REQUIREMENT: Print word for word the first line of the listing below and every line after it, through the line with "plt.rcParams['font.size'] = 11". Leave out the pictures and the rest.

SUPPLIED INFORMATION:
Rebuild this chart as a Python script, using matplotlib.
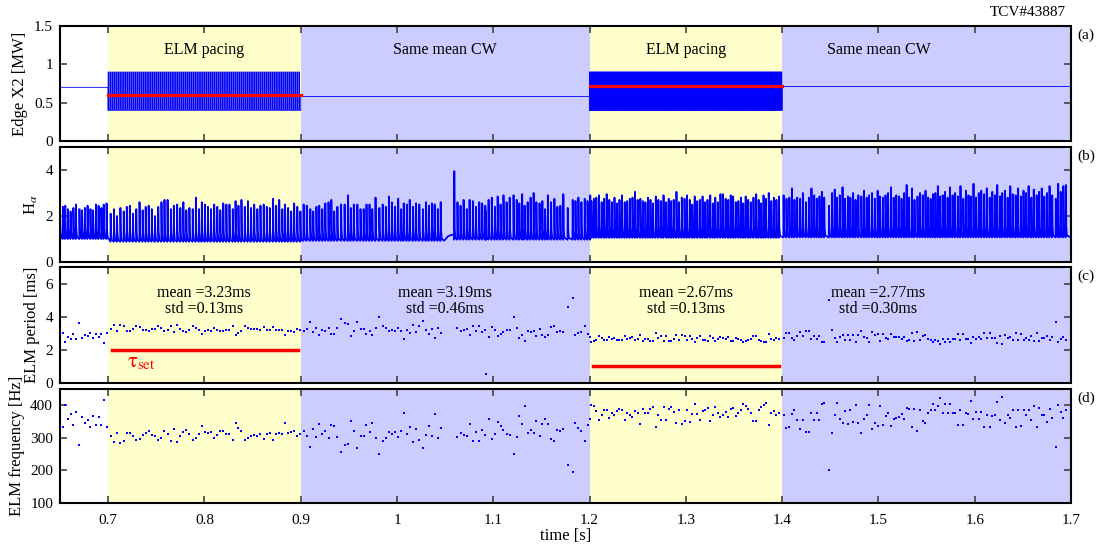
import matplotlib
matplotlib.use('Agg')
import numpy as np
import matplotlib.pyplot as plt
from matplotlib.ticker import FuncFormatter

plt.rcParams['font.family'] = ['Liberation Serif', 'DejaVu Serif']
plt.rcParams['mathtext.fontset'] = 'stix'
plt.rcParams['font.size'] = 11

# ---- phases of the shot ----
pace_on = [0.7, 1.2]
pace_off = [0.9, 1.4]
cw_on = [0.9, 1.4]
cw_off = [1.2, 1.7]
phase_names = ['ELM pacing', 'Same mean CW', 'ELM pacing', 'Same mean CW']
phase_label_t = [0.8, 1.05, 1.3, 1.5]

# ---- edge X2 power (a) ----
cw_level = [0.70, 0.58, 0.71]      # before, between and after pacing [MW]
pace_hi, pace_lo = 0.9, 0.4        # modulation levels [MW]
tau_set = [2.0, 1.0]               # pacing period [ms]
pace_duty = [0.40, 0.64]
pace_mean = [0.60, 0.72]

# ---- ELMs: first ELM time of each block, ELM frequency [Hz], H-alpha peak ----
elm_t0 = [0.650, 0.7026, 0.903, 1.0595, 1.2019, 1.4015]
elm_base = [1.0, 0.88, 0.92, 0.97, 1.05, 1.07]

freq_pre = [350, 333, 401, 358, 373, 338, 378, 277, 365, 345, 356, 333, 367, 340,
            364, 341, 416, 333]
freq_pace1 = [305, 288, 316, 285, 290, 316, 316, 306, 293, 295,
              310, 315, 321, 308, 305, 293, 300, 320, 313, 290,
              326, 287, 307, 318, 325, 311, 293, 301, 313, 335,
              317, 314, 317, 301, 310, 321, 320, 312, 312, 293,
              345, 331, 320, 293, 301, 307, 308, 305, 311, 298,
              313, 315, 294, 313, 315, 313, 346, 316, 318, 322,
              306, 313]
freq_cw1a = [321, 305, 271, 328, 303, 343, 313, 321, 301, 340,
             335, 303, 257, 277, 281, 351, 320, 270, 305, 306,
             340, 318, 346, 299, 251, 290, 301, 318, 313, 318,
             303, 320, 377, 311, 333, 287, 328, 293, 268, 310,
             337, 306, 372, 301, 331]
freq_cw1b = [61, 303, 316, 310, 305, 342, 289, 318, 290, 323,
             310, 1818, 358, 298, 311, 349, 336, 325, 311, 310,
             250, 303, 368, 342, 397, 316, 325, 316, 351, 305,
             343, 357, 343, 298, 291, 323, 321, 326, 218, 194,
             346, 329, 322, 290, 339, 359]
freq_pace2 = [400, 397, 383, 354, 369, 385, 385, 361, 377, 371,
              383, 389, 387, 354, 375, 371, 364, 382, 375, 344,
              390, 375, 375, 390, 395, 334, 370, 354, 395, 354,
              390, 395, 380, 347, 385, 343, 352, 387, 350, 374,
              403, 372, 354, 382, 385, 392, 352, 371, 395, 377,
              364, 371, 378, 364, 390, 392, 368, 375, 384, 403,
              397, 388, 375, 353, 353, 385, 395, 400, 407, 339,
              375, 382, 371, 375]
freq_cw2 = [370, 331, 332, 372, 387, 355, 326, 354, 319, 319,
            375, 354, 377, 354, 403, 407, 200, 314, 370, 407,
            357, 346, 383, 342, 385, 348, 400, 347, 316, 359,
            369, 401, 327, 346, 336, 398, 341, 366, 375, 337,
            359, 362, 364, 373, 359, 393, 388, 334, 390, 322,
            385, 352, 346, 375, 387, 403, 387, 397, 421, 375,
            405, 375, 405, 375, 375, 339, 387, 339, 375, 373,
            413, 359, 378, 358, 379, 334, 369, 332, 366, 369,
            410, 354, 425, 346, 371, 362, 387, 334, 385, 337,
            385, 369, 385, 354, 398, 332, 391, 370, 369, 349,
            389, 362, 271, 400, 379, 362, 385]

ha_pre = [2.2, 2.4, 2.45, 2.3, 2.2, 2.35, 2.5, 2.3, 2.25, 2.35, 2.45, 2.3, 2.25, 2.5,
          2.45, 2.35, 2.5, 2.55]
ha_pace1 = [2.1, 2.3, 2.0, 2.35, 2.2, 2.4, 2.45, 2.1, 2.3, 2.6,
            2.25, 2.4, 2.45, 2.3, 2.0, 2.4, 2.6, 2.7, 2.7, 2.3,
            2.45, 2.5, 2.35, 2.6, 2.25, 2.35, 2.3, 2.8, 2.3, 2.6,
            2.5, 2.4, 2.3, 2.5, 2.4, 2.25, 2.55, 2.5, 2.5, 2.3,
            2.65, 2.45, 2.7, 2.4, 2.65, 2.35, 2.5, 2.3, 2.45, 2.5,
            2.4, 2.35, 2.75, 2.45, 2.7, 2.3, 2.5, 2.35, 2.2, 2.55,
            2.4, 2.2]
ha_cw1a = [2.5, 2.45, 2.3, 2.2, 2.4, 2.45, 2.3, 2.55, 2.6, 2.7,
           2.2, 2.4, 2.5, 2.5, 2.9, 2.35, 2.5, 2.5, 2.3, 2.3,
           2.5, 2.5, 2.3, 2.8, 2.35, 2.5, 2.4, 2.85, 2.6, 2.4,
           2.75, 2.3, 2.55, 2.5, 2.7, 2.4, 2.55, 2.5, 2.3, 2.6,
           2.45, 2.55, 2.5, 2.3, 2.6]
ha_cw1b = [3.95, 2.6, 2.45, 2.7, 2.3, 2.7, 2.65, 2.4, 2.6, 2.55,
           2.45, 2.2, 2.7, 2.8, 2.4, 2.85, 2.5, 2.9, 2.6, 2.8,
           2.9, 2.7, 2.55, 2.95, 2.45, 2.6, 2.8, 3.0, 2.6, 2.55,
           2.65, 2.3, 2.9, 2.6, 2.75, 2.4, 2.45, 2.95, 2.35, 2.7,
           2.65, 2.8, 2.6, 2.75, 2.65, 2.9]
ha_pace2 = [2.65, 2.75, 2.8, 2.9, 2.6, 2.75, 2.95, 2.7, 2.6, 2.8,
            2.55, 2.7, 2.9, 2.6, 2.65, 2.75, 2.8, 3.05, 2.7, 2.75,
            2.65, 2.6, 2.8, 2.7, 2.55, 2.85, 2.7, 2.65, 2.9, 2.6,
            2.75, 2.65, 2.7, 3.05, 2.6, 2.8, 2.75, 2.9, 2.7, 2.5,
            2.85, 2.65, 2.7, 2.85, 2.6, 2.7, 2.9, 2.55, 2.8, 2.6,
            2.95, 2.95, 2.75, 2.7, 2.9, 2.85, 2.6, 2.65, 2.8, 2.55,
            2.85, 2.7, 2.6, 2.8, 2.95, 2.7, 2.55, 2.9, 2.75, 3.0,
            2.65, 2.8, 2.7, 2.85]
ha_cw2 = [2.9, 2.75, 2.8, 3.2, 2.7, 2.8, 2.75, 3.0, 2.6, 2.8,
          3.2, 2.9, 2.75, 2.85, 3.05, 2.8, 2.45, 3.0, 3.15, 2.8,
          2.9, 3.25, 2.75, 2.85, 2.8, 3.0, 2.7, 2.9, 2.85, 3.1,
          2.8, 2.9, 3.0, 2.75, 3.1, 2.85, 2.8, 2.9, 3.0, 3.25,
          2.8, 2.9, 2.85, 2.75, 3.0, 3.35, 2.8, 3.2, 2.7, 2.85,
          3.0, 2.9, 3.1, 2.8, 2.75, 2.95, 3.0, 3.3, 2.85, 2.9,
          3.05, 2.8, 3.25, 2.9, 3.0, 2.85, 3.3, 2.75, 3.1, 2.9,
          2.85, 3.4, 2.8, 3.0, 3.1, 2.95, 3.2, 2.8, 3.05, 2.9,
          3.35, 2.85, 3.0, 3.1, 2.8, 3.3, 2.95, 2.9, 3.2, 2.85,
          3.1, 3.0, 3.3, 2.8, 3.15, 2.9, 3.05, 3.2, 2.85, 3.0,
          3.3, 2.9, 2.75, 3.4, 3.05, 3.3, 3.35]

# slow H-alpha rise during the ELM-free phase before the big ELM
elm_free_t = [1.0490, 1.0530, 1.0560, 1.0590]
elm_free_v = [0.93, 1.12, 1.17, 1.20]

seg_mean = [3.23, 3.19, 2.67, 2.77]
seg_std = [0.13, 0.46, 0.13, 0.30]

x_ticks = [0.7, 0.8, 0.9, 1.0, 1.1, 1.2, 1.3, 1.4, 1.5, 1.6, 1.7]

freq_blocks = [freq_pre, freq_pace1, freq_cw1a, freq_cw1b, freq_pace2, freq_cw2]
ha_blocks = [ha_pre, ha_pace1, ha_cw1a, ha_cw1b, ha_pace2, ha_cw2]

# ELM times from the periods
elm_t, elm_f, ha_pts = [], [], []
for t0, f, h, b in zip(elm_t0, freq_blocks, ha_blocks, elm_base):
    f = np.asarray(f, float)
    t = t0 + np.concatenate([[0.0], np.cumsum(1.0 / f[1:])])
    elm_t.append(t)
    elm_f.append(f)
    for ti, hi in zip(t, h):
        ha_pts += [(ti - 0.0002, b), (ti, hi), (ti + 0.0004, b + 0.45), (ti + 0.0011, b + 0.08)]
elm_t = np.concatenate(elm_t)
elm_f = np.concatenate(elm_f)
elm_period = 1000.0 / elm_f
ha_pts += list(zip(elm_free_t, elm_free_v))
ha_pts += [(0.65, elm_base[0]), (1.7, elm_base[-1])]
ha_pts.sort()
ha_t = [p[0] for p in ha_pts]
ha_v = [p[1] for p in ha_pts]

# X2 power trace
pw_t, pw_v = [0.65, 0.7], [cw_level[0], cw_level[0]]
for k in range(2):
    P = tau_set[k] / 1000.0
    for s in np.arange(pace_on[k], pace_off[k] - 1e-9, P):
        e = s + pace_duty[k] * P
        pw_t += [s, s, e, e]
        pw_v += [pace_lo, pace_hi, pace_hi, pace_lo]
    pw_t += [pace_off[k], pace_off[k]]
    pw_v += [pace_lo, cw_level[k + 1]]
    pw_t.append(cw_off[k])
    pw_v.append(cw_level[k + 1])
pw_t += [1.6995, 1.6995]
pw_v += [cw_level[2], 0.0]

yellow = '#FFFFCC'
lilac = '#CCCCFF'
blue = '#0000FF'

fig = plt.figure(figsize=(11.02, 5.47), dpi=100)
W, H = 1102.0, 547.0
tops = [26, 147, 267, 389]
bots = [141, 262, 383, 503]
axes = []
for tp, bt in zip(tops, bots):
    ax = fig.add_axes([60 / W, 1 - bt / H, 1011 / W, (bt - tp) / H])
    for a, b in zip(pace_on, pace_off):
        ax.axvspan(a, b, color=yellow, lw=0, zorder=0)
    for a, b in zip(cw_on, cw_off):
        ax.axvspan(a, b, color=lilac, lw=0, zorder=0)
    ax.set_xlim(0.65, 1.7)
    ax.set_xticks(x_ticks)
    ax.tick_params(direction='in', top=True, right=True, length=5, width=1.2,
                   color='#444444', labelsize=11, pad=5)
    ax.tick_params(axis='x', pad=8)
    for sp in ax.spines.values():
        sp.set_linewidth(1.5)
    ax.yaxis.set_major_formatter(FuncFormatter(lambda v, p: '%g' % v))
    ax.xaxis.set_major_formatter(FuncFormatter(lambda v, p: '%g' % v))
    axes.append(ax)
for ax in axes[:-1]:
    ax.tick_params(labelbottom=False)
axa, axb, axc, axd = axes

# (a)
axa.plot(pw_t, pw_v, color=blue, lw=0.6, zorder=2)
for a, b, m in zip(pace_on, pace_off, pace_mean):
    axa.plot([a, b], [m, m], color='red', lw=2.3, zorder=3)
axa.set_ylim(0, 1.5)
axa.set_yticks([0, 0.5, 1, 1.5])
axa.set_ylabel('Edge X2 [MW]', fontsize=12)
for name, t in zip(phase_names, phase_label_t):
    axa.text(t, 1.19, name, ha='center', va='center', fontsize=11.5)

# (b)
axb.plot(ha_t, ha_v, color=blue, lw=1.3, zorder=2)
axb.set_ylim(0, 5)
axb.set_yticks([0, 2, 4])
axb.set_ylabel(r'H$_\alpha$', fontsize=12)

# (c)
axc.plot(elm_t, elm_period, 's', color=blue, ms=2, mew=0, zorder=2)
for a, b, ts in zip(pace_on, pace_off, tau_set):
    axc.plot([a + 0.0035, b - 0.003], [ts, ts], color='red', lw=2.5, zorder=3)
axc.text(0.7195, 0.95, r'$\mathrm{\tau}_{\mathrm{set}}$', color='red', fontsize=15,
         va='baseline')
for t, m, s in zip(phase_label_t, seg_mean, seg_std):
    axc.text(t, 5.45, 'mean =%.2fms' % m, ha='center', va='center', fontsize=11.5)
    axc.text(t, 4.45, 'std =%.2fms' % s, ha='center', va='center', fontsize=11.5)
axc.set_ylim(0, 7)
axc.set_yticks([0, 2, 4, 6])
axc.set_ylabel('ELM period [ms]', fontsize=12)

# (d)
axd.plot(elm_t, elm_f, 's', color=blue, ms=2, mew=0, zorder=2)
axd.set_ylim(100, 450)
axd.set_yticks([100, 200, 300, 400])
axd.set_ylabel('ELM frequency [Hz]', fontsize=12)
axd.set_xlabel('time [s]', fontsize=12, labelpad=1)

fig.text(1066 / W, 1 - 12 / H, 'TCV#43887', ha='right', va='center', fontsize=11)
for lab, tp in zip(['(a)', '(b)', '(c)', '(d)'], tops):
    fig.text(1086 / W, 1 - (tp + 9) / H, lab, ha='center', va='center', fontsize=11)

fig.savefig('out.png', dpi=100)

SOLUTION FOR THIS PROBLEM:
Rebuild this chart as a Python script, using matplotlib.
import matplotlib
matplotlib.use('Agg')
import numpy as np
import matplotlib.pyplot as plt
from matplotlib.ticker import FuncFormatter

plt.rcParams['font.family'] = ['Liberation Serif', 'DejaVu Serif']
plt.rcParams['mathtext.fontset'] = 'stix'
plt.rcParams['font.size'] = 11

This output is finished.